AI Learns to Recognize Objects by Descriptions

Researchers teach AI to recognize objects using detailed descriptions instead of names.

Table of Contents

What’s the Idea?
The Challenge Ahead
Training with Descriptions
Making CLIP Smarter
Evaluating the Improvements
Comparison with Previous Models
Descriptions Matter
The Power of Variety
Abundant Data and Its Influence
Putting it into Practice
The Future of Object Recognition
Conclusion
Original Source
Reference Links

In the vast world of artificial intelligence, one cool challenge is teaching machines how to recognize objects. You might think this is easy, but it turns out that machines don’t always grasp the details as well as we do. Imagine trying to explain what a dog is without using the word "dog." It's a tricky task, isn’t it? This is exactly what researchers are focusing on: getting computers to classify and recognize objects based on detailed Descriptions and not just by their names.

What’s the Idea?

The central concept here is something called "zero-shot classification by description." In this case, zero-shot means that AI models, such as CLIP, can identify and categorize objects without having seen them before. Usually, these models have been trained to match names and images, but the goal is to push them to base their decisions purely on descriptive words.
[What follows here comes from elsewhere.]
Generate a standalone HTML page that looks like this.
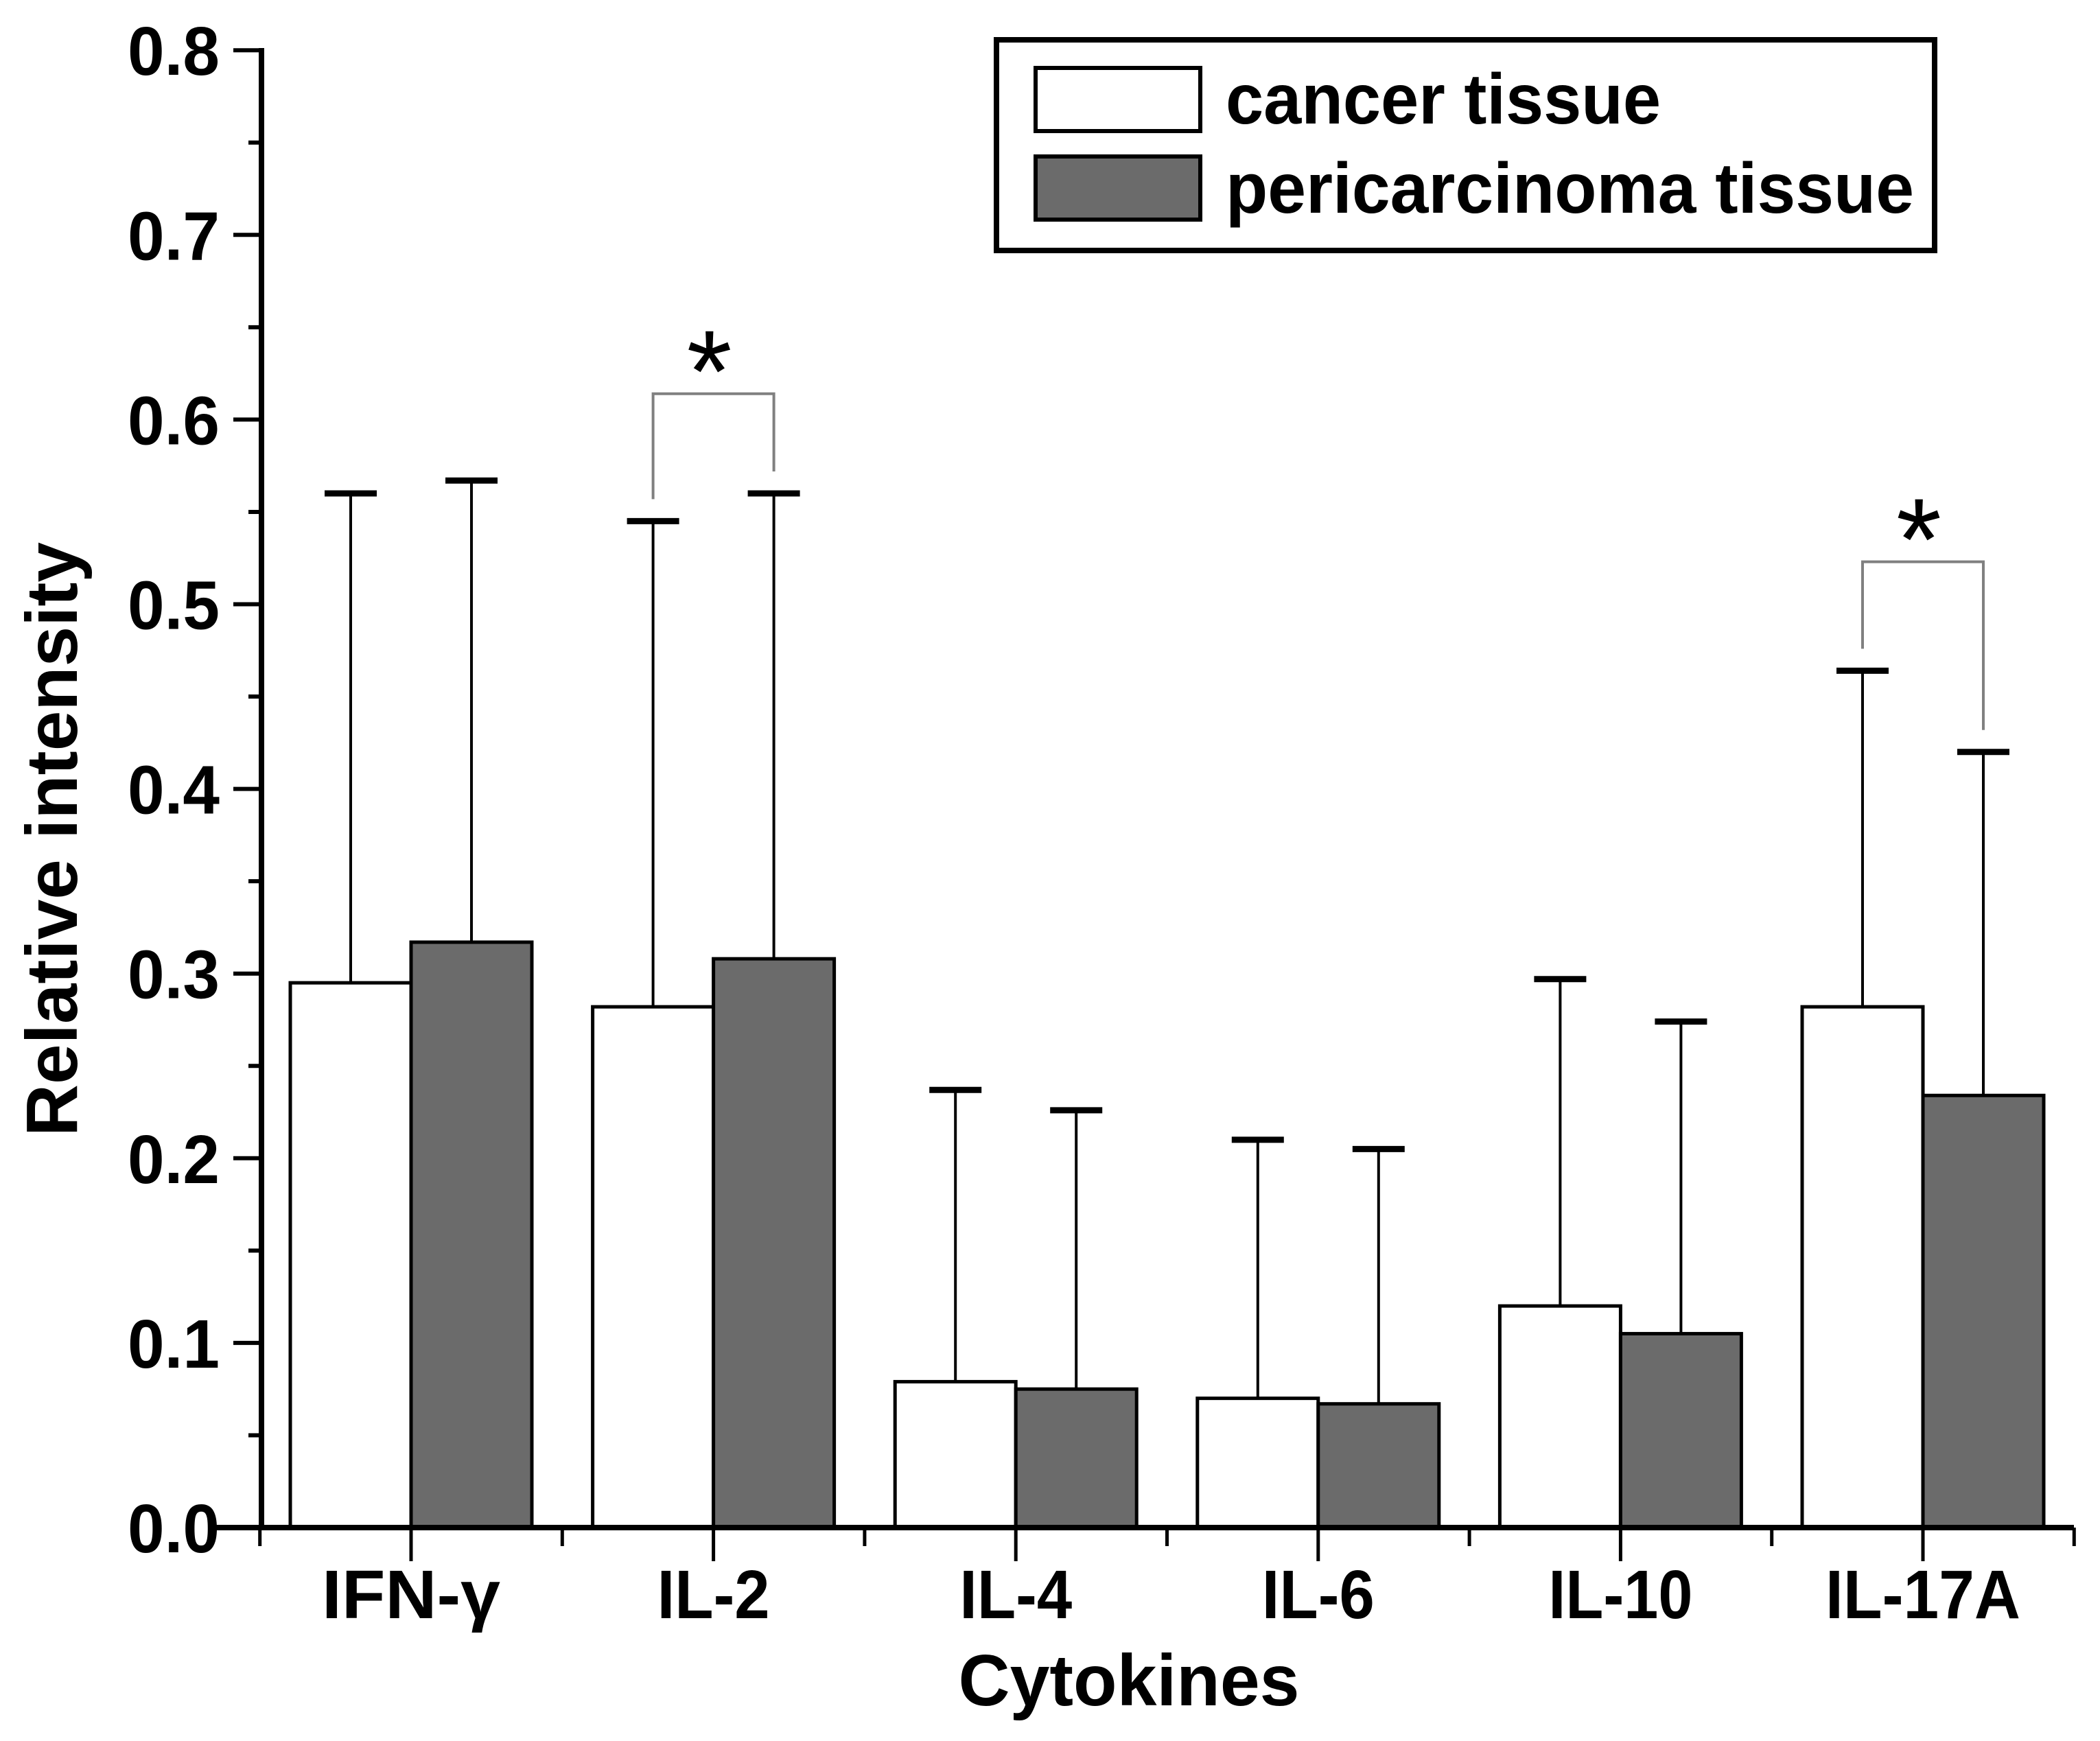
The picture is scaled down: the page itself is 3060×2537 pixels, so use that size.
<!DOCTYPE html>
<html><head><meta charset="utf-8"><style>
html,body{margin:0;padding:0;background:#fff;}
svg{display:block;}
text{font-family:"Liberation Sans",Arial,sans-serif;font-weight:bold;fill:#000;}
text.star{font-weight:normal;}
</style></head><body>
<svg id="chart" width="3060" height="2537" viewBox="0 0 3060 2537" xmlns="http://www.w3.org/2000/svg">
<g id="plot"></g>
<g>
<rect x="1452" y="58" width="1367" height="307" fill="#fff" stroke="#000" stroke-width="8"/>
<rect x="1509" y="99" width="240" height="92" fill="#fff" stroke="#000" stroke-width="6"/>
<text x="1786" y="180" font-size="104" textLength="634" lengthAdjust="spacingAndGlyphs">cancer tissue</text>
<rect x="1509" y="228" width="240" height="92" fill="#6b6b6b" stroke="#000" stroke-width="6"/>
<text x="1786" y="310" font-size="104" textLength="1003" lengthAdjust="spacingAndGlyphs">pericarcinoma tissue</text>
</g>
<text transform="translate(112,1223) rotate(-90)" text-anchor="middle" font-size="106" textLength="866" lengthAdjust="spacingAndGlyphs">Relative intensity</text>
<text x="1645" y="2485" text-anchor="middle" font-size="106" textLength="497" lengthAdjust="spacingAndGlyphs">Cytokines</text>
</svg>
<script>
const categories = ["IFN-γ","IL-2","IL-4","IL-6","IL-10","IL-17A"];
const cancerValues = [0.295,0.282,0.079,0.070,0.120,0.282];
const cancerErrors = [0.560,0.545,0.237,0.210,0.297,0.464];
const periValues = [0.317,0.308,0.075,0.067,0.105,0.234];
const periErrors = [0.567,0.560,0.226,0.205,0.274,0.420];
const yTicks = [0,0.1,0.2,0.3,0.4,0.5,0.6,0.7,0.8];
const yTickLabels = ["0.0","0.1","0.2","0.3","0.4","0.5","0.6","0.7","0.8"];
const sigPairs = [1,5];
const sigTops = [0.614,0.523];
const labelWidths = [260,164,164,164,210,284];

const NS="http://www.w3.org/2000/svg";
const g=document.getElementById('plot');
const X0=599, STEP=440.6, Y0=2226, YPX=2691;
const y=v=>Y0-v*YPX;
const cx=i=>X0+i*STEP;
const BW=176;
function mk(tag,attrs){const e=document.createElementNS(NS,tag);for(const k in attrs)e.setAttribute(k,attrs[k]);g.appendChild(e);return e;}

for(let i=0;i<categories.length;i++){
  const wx=cx(i)-BW, gx=cx(i);
  const r1=mk('rect',{x:wx,y:y(cancerValues[i]),width:BW,height:Y0-y(cancerValues[i]),fill:'#fff',stroke:'#000','stroke-width':5});
  
  
  const r2=mk('rect',{x:gx,y:y(periValues[i]),width:BW,height:Y0-y(periValues[i]),fill:'#6b6b6b',stroke:'#000','stroke-width':5});
  
  
  const pairs=[[wx+BW/2,cancerValues[i],cancerErrors[i],'cancer'],[gx+BW/2,periValues[i],periErrors[i],'pericarcinoma']];
  for(const p of pairs){
    const l=mk('line',{x1:p[0],x2:p[0],y1:y(p[1]),y2:y(p[2]),stroke:'#000','stroke-width':4});
    
    
    const c=mk('line',{x1:p[0]-38,x2:p[0]+38,y1:y(p[2]),y2:y(p[2]),stroke:'#000','stroke-width':9});
    
    
  }
  const t=mk('text',{x:cx(i),y:2358,'text-anchor':'middle','font-size':100,textLength:labelWidths[i],lengthAdjust:'spacingAndGlyphs'});
  t.textContent=categories[i];
  
  
  const tk=mk('line',{x1:cx(i),x2:cx(i),y1:Y0,y2:2275,stroke:'#000','stroke-width':5});
  
  
}
for(let i=0;i<=categories.length;i++){
  const mx=cx(i)-STEP/2;
  const m=mk('line',{x1:mx,x2:mx,y1:Y0,y2:2253,stroke:'#000','stroke-width':5});
  
  
}
for(let k=0;k<yTicks.length;k++){
  const ty=y(yTicks[k]);
  const t=mk('line',{x1:340,x2:381,y1:ty,y2:ty,stroke:'#000','stroke-width':6});
  
  
  const lb=mk('text',{x:320,y:ty+36,'text-anchor':'end','font-size':100,textLength:134,lengthAdjust:'spacingAndGlyphs'});
  lb.textContent=yTickLabels[k];
  
  
  if(k<yTicks.length-1){
    const my=y((yTicks[k]+yTicks[k+1])/2);
    const m=mk('line',{x1:362,x2:381,y1:my,y2:my,stroke:'#000','stroke-width':6});
    
    
  }
}
const xa=mk('line',{x1:312,x2:3022,y1:Y0,y2:Y0,stroke:'#000','stroke-width':8});


const ya=mk('line',{x1:381,x2:381,y1:70,y2:Y0+4,stroke:'#000','stroke-width':8});


for(let s=0;s<sigPairs.length;s++){
  const i=sigPairs[s];
  const lx=cx(i)-BW/2, rx=cx(i)+BW/2, top=y(sigTops[s]);
  const pl=mk('polyline',{points:lx+','+(y(cancerErrors[i])-32)+' '+lx+','+top+' '+rx+','+top+' '+rx+','+(y(periErrors[i])-32),fill:'none',stroke:'#808080','stroke-width':4});
  
  
  const st=mk('text',{x:cx(i)-6,y:top+26,'text-anchor':'middle','font-size':170,'class':'star'});
  st.textContent='*';
  
  
}
</script>
</body></html>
When we describe an object, we often add details about its attributes. For example, we might say, "This is a small, fluffy dog with big, floppy ears." The goal is for AI to be able to recognize a dog just from a description like this, even if it has never seen that particular breed before. This is not just about understanding what a "dog" is but also recognizing its various characteristics.

The Challenge Ahead

Research shows that while AI has made amazing strides in recognizing objects, there’s still a big gap between how we understand descriptions and how machines do. It's like having a very smart parrot that can repeat what you say but doesn't really get the meaning. This gap is crucial because it's where the improvements need to happen.

To tackle this issue, new datasets have been created, which are free from specific object names, encouraging the AI models to learn directly from the descriptive attributes. Think of it as giving them a riddle to solve without giving away the answer.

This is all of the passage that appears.